Shockingly, to me, Microsoft Word questions the word “Philby”. Not so many years ago, that name was notorious and vilified. And for a long time before that, Harold Adrian Russell “Kim” Philby was a decorated, highly admired, much-married, Cambridge-educated member of MI6, the British counter-intelligence agency (akin to the CIA). His story is truth that reads like fiction.

Born in 1912 in India (his father was a member of the Indian Civil Service), Kim attended prep school in England, then won a scholarship to Cambridge University. Upon graduation, Philby became involved with the World Federation Relief group, a German Communist front, which sent him to Vienna, where he met the woman who would become his first wife. Litzi Friedman was a passionate Communist who convinced the young Brit to help her cause, although he never formally joined the Party.

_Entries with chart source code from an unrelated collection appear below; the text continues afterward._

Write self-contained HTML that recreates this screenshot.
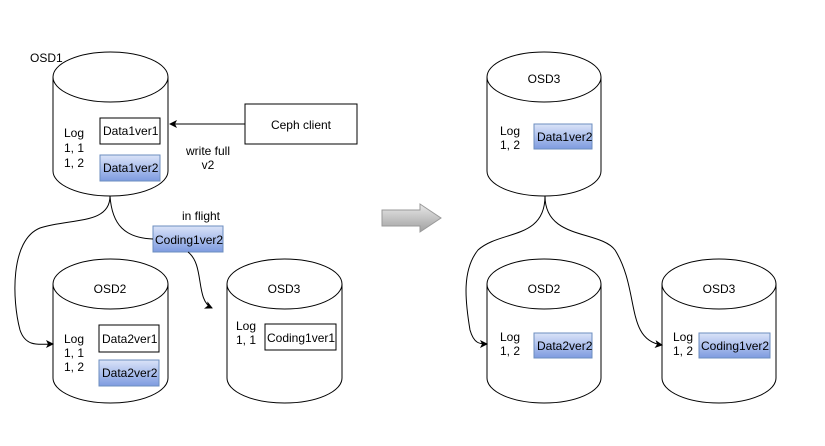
<!DOCTYPE html>
<html><head><style>body{margin:0;background:#fff}svg{display:block}text{font-family:"Liberation Sans",sans-serif;font-size:12px;fill:#000}</style></head><body>
<svg width="825" height="446" xmlns="http://www.w3.org/2000/svg">
<defs>
<linearGradient id="g" x1="0" y1="0" x2="0" y2="1"><stop offset="0" stop-color="#dae3f8"/><stop offset="1" stop-color="#7e9be0"/></linearGradient>
<marker id="a" markerWidth="8" markerHeight="8" refX="7" refY="4" orient="auto" markerUnits="userSpaceOnUse"><path d="M0,0 L8,4 L0,8 L2,4 Z" fill="#000"/></marker>
<linearGradient id="ga" x1="0" y1="0" x2="0" y2="1"><stop offset="0" stop-color="#e8e8e8"/><stop offset="1" stop-color="#a0a0a0"/></linearGradient>
</defs>
<g fill="#fff" stroke="#000" stroke-width="1">
<!-- cylinders: x, top, w, h -->
<path d="M53,77 a57.5,25 0 0 1 115,0 v94 a57.5,25 0 0 1 -115,0 Z"/><path d="M53,77 a57.5,25 0 0 0 115,0" fill="none"/>
<path d="M53,284 a57.5,25 0 0 1 115,0 v94 a57.5,25 0 0 1 -115,0 Z"/><path d="M53,284 a57.5,25 0 0 0 115,0" fill="none"/>
<path d="M227,284 a57.5,25 0 0 1 115,0 v94 a57.5,25 0 0 1 -115,0 Z"/><path d="M227,284 a57.5,25 0 0 0 115,0" fill="none"/>
<path d="M487,77 a57,25 0 0 1 114,0 v94 a57,25 0 0 1 -114,0 Z"/><path d="M487,77 a57,25 0 0 0 114,0" fill="none"/>
<path d="M487,284 a57,25 0 0 1 114,0 v94 a57,25 0 0 1 -114,0 Z"/><path d="M487,284 a57,25 0 0 0 114,0" fill="none"/>
<path d="M662,284 a57,25 0 0 1 114,0 v94 a57,25 0 0 1 -114,0 Z"/><path d="M662,284 a57,25 0 0 0 114,0" fill="none"/>
<rect x="245" y="104" width="112" height="40"/>
<rect x="100" y="118" width="60" height="26"/>
<rect x="99" y="325" width="60" height="27"/>
<rect x="265" y="324" width="71" height="26"/>
</g>
<g fill="url(#g)" stroke="#6c8ebf">
<rect x="100" y="155" width="60" height="26"/>
<rect x="153" y="226" width="70" height="26"/>
<rect x="99" y="360" width="60" height="26"/>
<rect x="534" y="124" width="58" height="25"/>
<rect x="534" y="333" width="58" height="25"/>
<rect x="699" y="333" width="71" height="25"/>
</g>
<g fill="none" stroke="#000">
<path d="M245,124 H170" marker-end="url(#a)"/>
<path d="M110,196 C110,225 70,218 40,228 C10,240 12,300 20,330 C26,348 40,344 53,344" marker-end="url(#a)"/>
<path d="M110,196 C112,225 125,238 153,239"/>
<path d="M188,252 C205,265 195,300 212,308" marker-end="url(#a)"/>
<path d="M545,196 C545,240 500,230 478,250 C462,270 465,300 470,330 C474,344 480,344 487,344" marker-end="url(#a)"/>
<path d="M545,196 C545,240 600,230 615,250 C640,290 625,340 662,345" marker-end="url(#a)"/>
</g>
<path d="M382,210 H420 V204 L441,218 L420,232 V226 H382 Z" fill="url(#ga)" stroke="#999"/>
<text x="30" y="62">OSD1</text>
<text x="64" y="137">Log</text><text x="64" y="152">1, 1</text><text x="64" y="167">1, 2</text>
<text x="103" y="135">Data1ver1</text><text x="103" y="172">Data1ver2</text>
<text x="301" y="129" text-anchor="middle">Ceph client</text>
<text x="208" y="155" text-anchor="middle">write full</text><text x="208" y="169" text-anchor="middle">v2</text>
<text x="201" y="220" text-anchor="middle">in flight</text>
<text x="155" y="244">Coding1ver2</text>
<text x="110" y="293" text-anchor="middle">OSD2</text>
<text x="64" y="343">Log</text><text x="64" y="357">1, 1</text><text x="64" y="371">1, 2</text>
<text x="102" y="343">Data2ver1</text><text x="102" y="377">Data2ver2</text>
<text x="284" y="293" text-anchor="middle">OSD3</text>
<text x="236" y="330">Log</text><text x="236" y="344">1, 1</text>
<text x="267" y="342">Coding1ver1</text>
<text x="544" y="83" text-anchor="middle">OSD3</text>
<text x="500" y="135">Log</text><text x="500" y="149">1, 2</text>
<text x="537" y="141">Data1ver2</text>
<text x="544" y="293" text-anchor="middle">OSD2</text>
<text x="500" y="341">Log</text><text x="500" y="355">1, 2</text>
<text x="537" y="350">Data2ver2</text>
<text x="719" y="293" text-anchor="middle">OSD3</text>
<text x="673" y="341">Log</text><text x="673" y="355">1, 2</text>
<text x="701" y="350">Coding1ver2</text>
</svg>
</body></html>
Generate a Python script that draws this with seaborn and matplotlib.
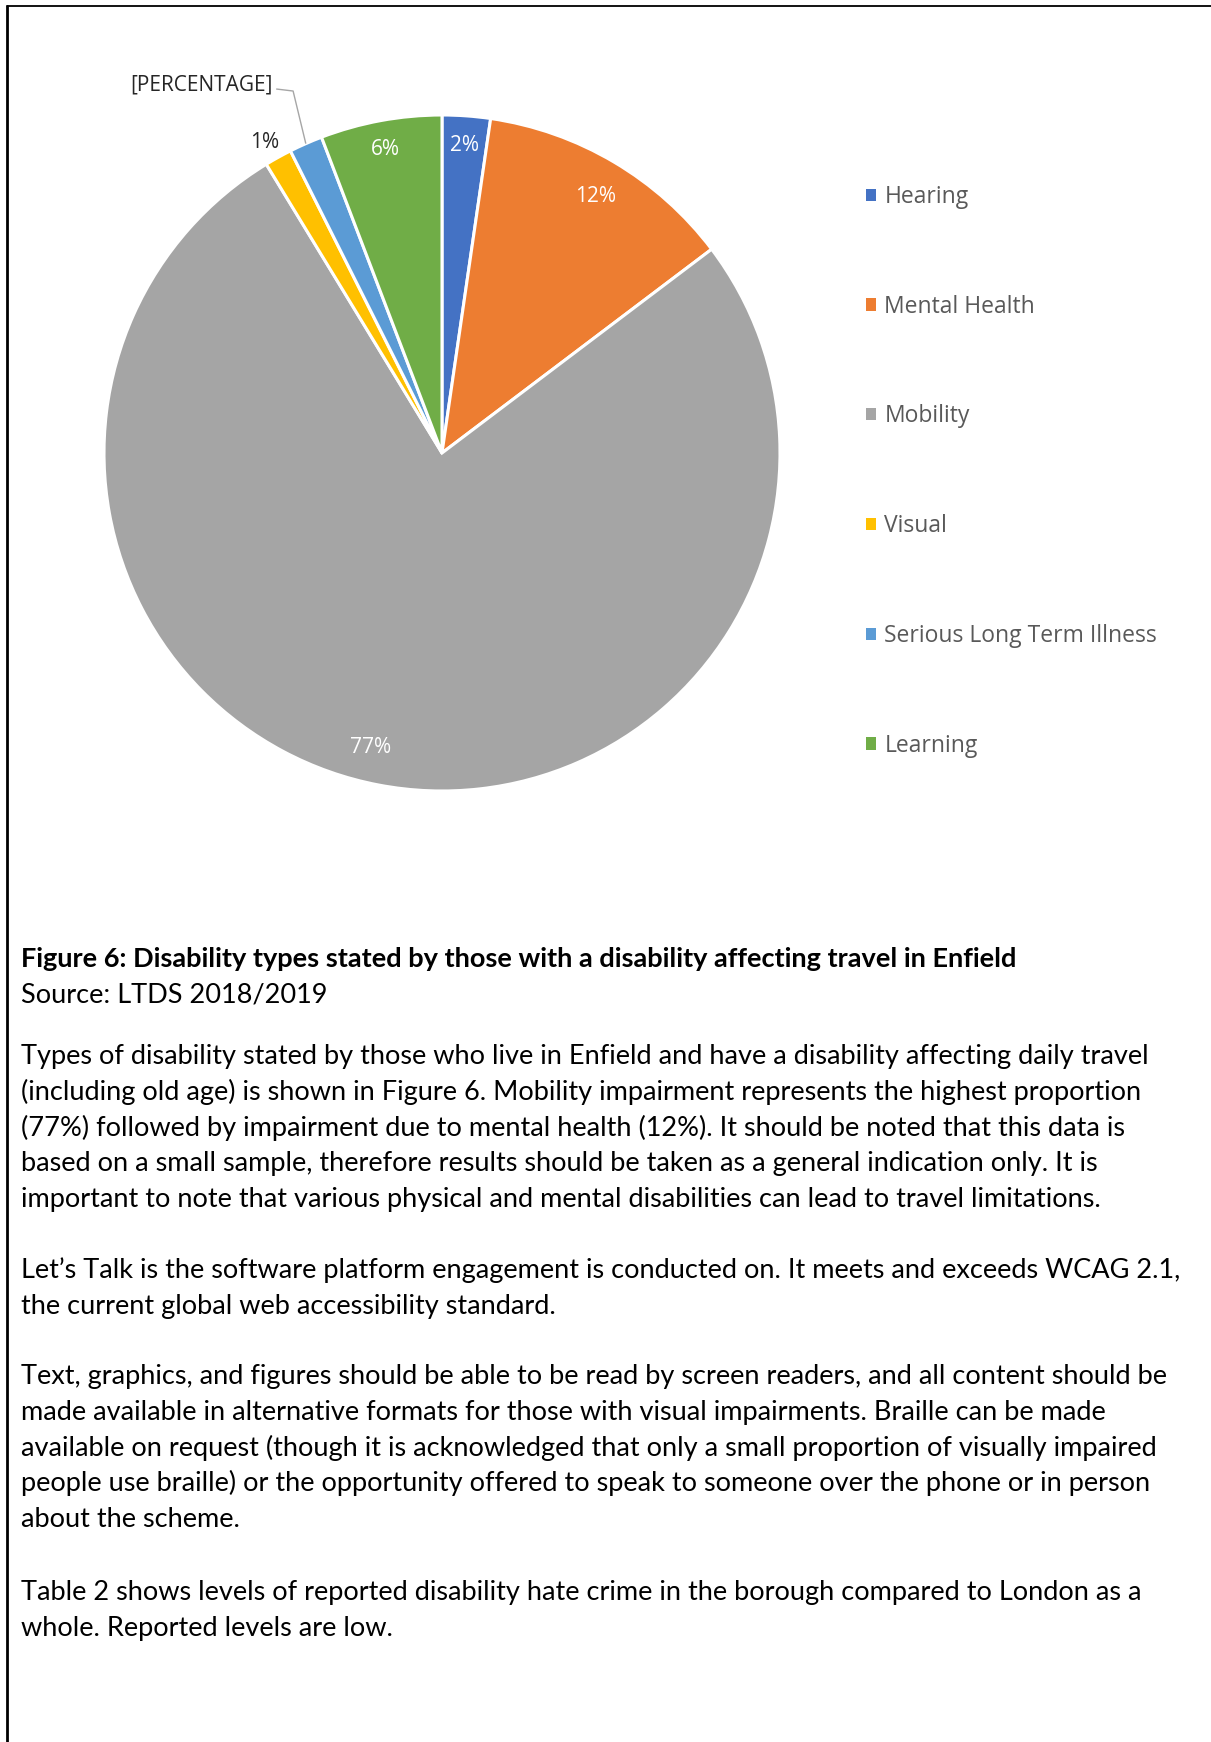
import matplotlib
matplotlib.use("Agg")
import matplotlib.pyplot as plt
from matplotlib.lines import Line2D
from matplotlib.patches import Patch
import numpy as np
import seaborn as sns

# ---- data -------------------------------------------------------------
categories = ["Hearing", "Mental Health", "Mobility", "Visual",
              "Serious Long Term Illness", "Learning"]
shares = [2.3, 12.4, 76.6, 1.3, 1.6, 5.8]          # percent of respondents
label_override = {"Serious Long Term Illness": "[PERCENTAGE]"}
colors = ["#4472C4", "#ED7D31", "#A5A5A5", "#FFC000", "#5B9BD5", "#70AD47"]

caption_title = ("Figure 6: Disability types stated by those with a disability "
                 "affecting travel in Enfield")
caption_source = "Source: LTDS 2018/2019"
paragraphs = [
    ["Types of disability stated by those who live in Enfield and have a disability affecting daily travel",
     "(including old age) is shown in Figure 6. Mobility impairment represents the highest proportion",
     "(77%) followed by impairment due to mental health (12%). It should be noted that this data is",
     "based on a small sample, therefore results should be taken as a general indication only. It is",
     "important to note that various physical and mental disabilities can lead to travel limitations."],
    ["Let\u2019s Talk is the software platform engagement is conducted on. It meets and exceeds WCAG 2.1,",
     "the current global web accessibility standard."],
    ["Text, graphics, and figures should be able to be read by screen readers, and all content should be",
     "made available in alternative formats for those with visual impairments. Braille can be made",
     "available on request (though it is acknowledged that only a small proportion of visually impaired",
     "people use braille) or the opportunity offered to speak to someone over the phone or in person",
     "about the scheme."],
    ["Table 2 shows levels of reported disability hate crime in the borough compared to London as a",
     "whole. Reported levels are low."],
]

# ---- style ------------------------------------------------------------
sns.set_theme(style="white")
plt.rcParams["font.family"] = ["Open Sans", "DejaVu Sans"]
palette = sns.color_palette(colors)

W, H = 1211, 1742
fig = plt.figure(figsize=(W / 100, H / 100), dpi=100)
fig.patch.set_facecolor("white")


def fx(px):
    return px / W


def fy(py):
    return 1 - py / H


# ---- pie --------------------------------------------------------------
cx, cy, R = 442, 453, 338
ax = fig.add_axes([fx(cx - R), fy(cy + R), 2 * R / W, 2 * R / H])
wedges, _ = ax.pie(shares, colors=palette, startangle=90, counterclock=False,
                   radius=1.0,
                   wedgeprops=dict(edgecolor="white", linewidth=2.2))
ax.set_xlim(-1, 1)
ax.set_ylim(-1, 1)
ax.set_aspect("equal")
ax.axis("off")

# radial position of each data label, plus a small nudge in points
label_radius = {"Hearing": 0.92, "Mental Health": 0.89, "Mobility": 0.89,
                "Visual": 1.06, "Learning": 0.92}
label_nudge = {"Mobility": (-11, 1), "Visual": (-2.4, -1.8)}
label_size = 15
for cat, val, w in zip(categories, shares, wedges):
    mid_deg = (w.theta1 + w.theta2) / 2
    mid = np.deg2rad(mid_deg)
    text = label_override.get(cat, f"{round(val)}%")
    if cat in label_override:
        # callout with leader line
        ex, ey = np.cos(mid), np.sin(mid)
        elbow = np.deg2rad(mid_deg - 1.4)
        bx, by = 1.158 * np.cos(elbow), 1.158 * np.sin(elbow)
        ax.plot([bx - 0.05, bx, ex], [by + 0.006, by, ey], color="#A6A6A6",
                lw=1.0, clip_on=False, solid_capstyle="butt")
        ax.text(bx - 0.062, by + 0.018, text, ha="right", va="center",
                fontsize=label_size, color="#262626", clip_on=False)
        continue
    r = label_radius[cat]
    inside = r < 1
    ax.annotate(text, xy=(r * np.cos(mid), r * np.sin(mid)),
                xytext=label_nudge.get(cat, (0, -2)), textcoords="offset points",
                ha="center", va="center", fontsize=label_size,
                color="white" if inside else "#262626", annotation_clip=False)

# ---- legend -----------------------------------------------------------
handles = [Patch(facecolor=c, edgecolor="none") for c in palette]
fig.legend(handles, categories, loc="upper left",
           bbox_to_anchor=(fx(866), fy(185)), frameon=False,
           fontsize=16.5, labelcolor="#595959",
           handlelength=0.45, handleheight=0.45, handletextpad=0.35,
           labelspacing=3.74, borderpad=0, borderaxespad=0)

# ---- page frame -------------------------------------------------------
fig.add_artist(Line2D([fx(7), 1], [fy(6), fy(6)], color="black", lw=1.3))
fig.add_artist(Line2D([fx(7), fx(7)], [fy(6), 0], color="black", lw=2.0))

# ---- caption and body text --------------------------------------------
body_font = ["Lato", "DejaVu Sans"]
body_size = 19.5
x0 = fx(21)
fig.text(x0, fy(967), caption_title, fontsize=body_size, fontweight="bold",
         family=body_font, color="black", va="baseline")
fig.text(x0, fy(1002), caption_source, fontsize=body_size, family=body_font,
         color="black", va="baseline")

para_starts = [1064, 1278, 1384, 1600]
step = 35.8
for start, lines in zip(para_starts, paragraphs):
    for i, line in enumerate(lines):
        fig.text(x0, fy(start + i * step), line, fontsize=body_size,
                 family=body_font, color="black", va="baseline")

fig.savefig("out.png", dpi=100, facecolor="white")
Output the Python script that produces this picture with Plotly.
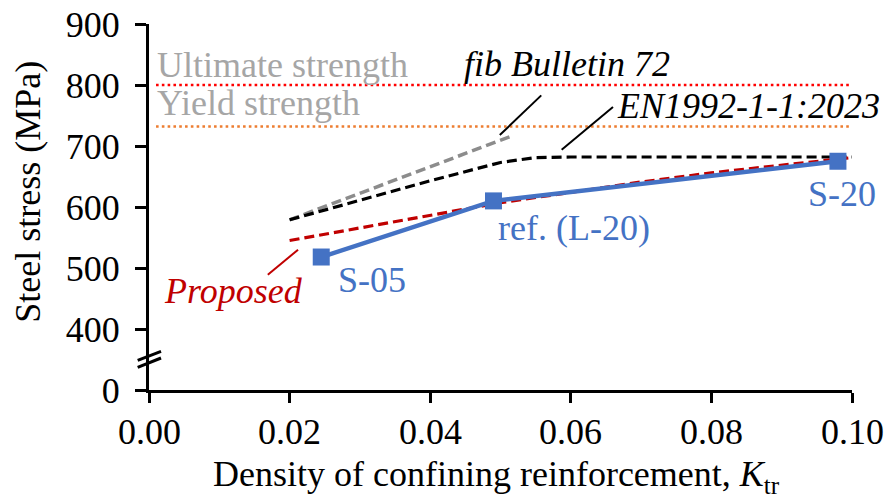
import plotly.graph_objects as go

# Measured steel stresses at the test specimens
k_tr_tests = [0.0245, 0.049, 0.098]
stress_tests = [518, 610, 675]
test_labels = ["S-05", "ref. (L-20)", "S-20"]

# Proposed model
proposed_k = [0.02, 0.03, 0.04, 0.05, 0.06, 0.07, 0.08, 0.09, 0.10]
proposed_stress = [545, 566, 587, 607, 624, 641, 656, 669, 681]

# EN1992-1-1:2023
en_k = [0.02, 0.03, 0.04, 0.05, 0.055, 0.06, 0.10]
en_stress = [579, 611, 643, 673, 681, 682, 682]

# fib Bulletin 72
fib_k = [0.02, 0.0515]
fib_stress = [579, 716]

# Material strengths
ultimate_strength = 800
yield_strength = 732
strength_k = [0.001, 0.1]

# Broken y axis: the value 0 is drawn one step below 400
y_tickvals = [300, 400, 500, 600, 700, 800, 900]
y_ticktext = ["0", "400", "500", "600", "700", "800", "900"]
x_tickvals = [0.0, 0.02, 0.04, 0.06, 0.08, 0.10]
x_ticktext = ["0.00", "0.02", "0.04", "0.06", "0.08", "0.10"]

FONT = "'Liberation Serif', 'Times New Roman', Times, serif"
BLUE = "#4472C4"
DARK_RED = "#C00000"

fig = go.Figure()

fig.add_trace(go.Scatter(x=strength_k, y=[ultimate_strength] * 2, mode="lines",
                         line=dict(color="#FF0000", width=2.6, dash="2.6px,3.2px"),
                         hoverinfo="skip"))
fig.add_trace(go.Scatter(x=strength_k, y=[yield_strength] * 2, mode="lines",
                         line=dict(color="#ED7D31", width=2.6, dash="2.6px,3.2px"),
                         hoverinfo="skip"))
fig.add_trace(go.Scatter(x=fib_k, y=fib_stress, mode="lines",
                         line=dict(color="#8C8C8C", width=3.5, dash="10px,5px")))
fig.add_trace(go.Scatter(x=en_k, y=en_stress, mode="lines",
                         line=dict(color="black", width=3.2, dash="10px,5px")))
fig.add_trace(go.Scatter(x=proposed_k, y=proposed_stress, mode="lines",
                         line=dict(color=DARK_RED, width=3.2, dash="10px,5px")))
fig.add_trace(go.Scatter(x=k_tr_tests, y=stress_tests, mode="lines+markers",
                         line=dict(color=BLUE, width=4.5),
                         marker=dict(symbol="square", size=17, color=BLUE)))

label_font = dict(family=FONT, size=36, color="black")

annotations = [
    dict(x=0.0008, y=832, text="Ultimate strength", color="#A6A6A6"),
    dict(x=0.0008, y=771, text="Yield strength", color="#A6A6A6"),
    dict(x=0.0445, y=834, text="<i>fib Bulletin 72</i>", color="black"),
    dict(x=0.0663, y=766, text="<i>EN1992-1-1:2023</i>", color="black"),
    dict(x=0.0493, y=566, text=test_labels[1], color=BLUE),
    dict(x=0.0934, y=621, text=test_labels[2], color=BLUE),
    dict(x=0.0266, y=481, text=test_labels[0], color=BLUE),
    dict(x=0.0018, y=463, text="<i>Proposed</i>", color=DARK_RED),
]
for a in annotations:
    fig.add_annotation(x=a["x"], y=a["y"], xref="x", yref="y", text=a["text"],
                       showarrow=False, xanchor="left", yanchor="middle",
                       font=dict(family=FONT, size=36, color=a["color"]))

# X tick labels, set slightly closer to the axis than the default placement
for xv, xt in zip(x_tickvals, x_ticktext):
    fig.add_annotation(x=xv, y=-0.114, xref="x", yref="paper", text=xt,
                       showarrow=False, xanchor="center", yanchor="middle",
                       font=label_font)

# Axis titles
fig.add_annotation(x=-0.172, y=0.542, xref="paper", yref="paper",
                   text="Steel stress (MPa)", textangle=-90, showarrow=False,
                   xanchor="center", yanchor="middle",
                   font=dict(family=FONT, size=36, color="black"))
fig.add_annotation(x=0.494, y=-0.237, xref="paper", yref="paper",
                   text="Density of confining reinforcement, <i>K</i><sub>tr</sub>",
                   showarrow=False, xanchor="center", yanchor="middle",
                   font=dict(family=FONT, size=36, color="black"))

# Leader lines from the labels to their curves
fig.add_shape(type="line", xref="x", yref="y", x0=0.0558, y0=783, x1=0.0499, y1=718,
              line=dict(color="black", width=2))
fig.add_shape(type="line", xref="x", yref="y", x0=0.0660, y0=764, x1=0.0587, y1=694,
              line=dict(color="black", width=2))
fig.add_shape(type="line", xref="x", yref="y", x0=0.0212, y0=530, x1=0.0169, y1=489,
              line=dict(color=DARK_RED, width=2))

# Axis break marks
for y0, y1 in [(0.0809, 0.1055), (0.0617, 0.0874)]:
    fig.add_shape(type="line", xref="paper", yref="paper", x0=-0.0161, y0=y0,
                  x1=0.0171, y1=y1, line=dict(color="black", width=3))

fig.update_layout(
    width=887, height=496,
    margin=dict(l=149, r=35, t=24, b=106),
    paper_bgcolor="white", plot_bgcolor="white",
    showlegend=False,
    font=dict(family=FONT, size=36, color="black"),
)
fig.update_xaxes(range=[0, 0.1], tickvals=x_tickvals, showticklabels=False,
                 automargin=False,
                 showgrid=False, zeroline=False, showline=True, linecolor="black",
                 linewidth=3, ticks="outside", ticklen=10, tickwidth=3,
                 tickcolor="black")
fig.update_yaxes(range=[300, 900], tickvals=y_tickvals, ticktext=y_ticktext,
                 automargin=False,
                 showgrid=False, zeroline=False, showline=True, linecolor="black",
                 linewidth=3, ticks="outside", ticklen=11, tickwidth=3,
                 tickcolor="black", tickfont=label_font, ticklabelstandoff=8)

fig.write_html("out.html")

They married in 1934, so that Litzi could escape to Great Britain with Kim. An Austrian friend of hers who lived in London, Edith Tudor Hart, probably was the first to approach him about becoming an agent for Soviet intelligence. Friedman persuaded Philby to betray his own country and become a spy for Russia. From that point on, he admitted that his political beliefs would always trump loyalty to his country, his family, his friends, and he never lost faith in the Communist doctrine, attributing its massive failures to a lack of proper implementation.

Kim Philby met with Arnold Deutsch (code name: Otto), his KGB handler. The new recruit was encouraged to draw others in, and gave the names of seven of his friends to “Otto”. Two of them, Guy Burgess and Donald Maclean were easily turned, along with Anthony Blunt a little later. An attempt to bring aboard Flora Solomon failed, but she did introduce Kim to Aileen Furse, who became his second wife in 1946, shortly after his divorce from Friedman.

Joining MI6 was the idea of Philby’s Russian controllers. Fortunately, he had the connections to be invited for an interview, after making it known that he was interested in becoming part of an organization so secret it supposedly did not exist! Charismatic, with a flair for languages and journalistic credentials, Kim had the further advantage of belonging to the “right class”. It was, in fact, the absurd conventions of the class system that protected this double agent—no one could believe such a perfect specimen of British manhood would betray his country.

Certainly, Nicholas Elliot, a fellow Cambridge grad and MI6 agent, who considered Philby his best friend, never imagined such a scenario. This was a life-changing betrayal, but it was Elliot who, in the end, forced Philby’s hand, which led to his defection and eventual death in Moscow.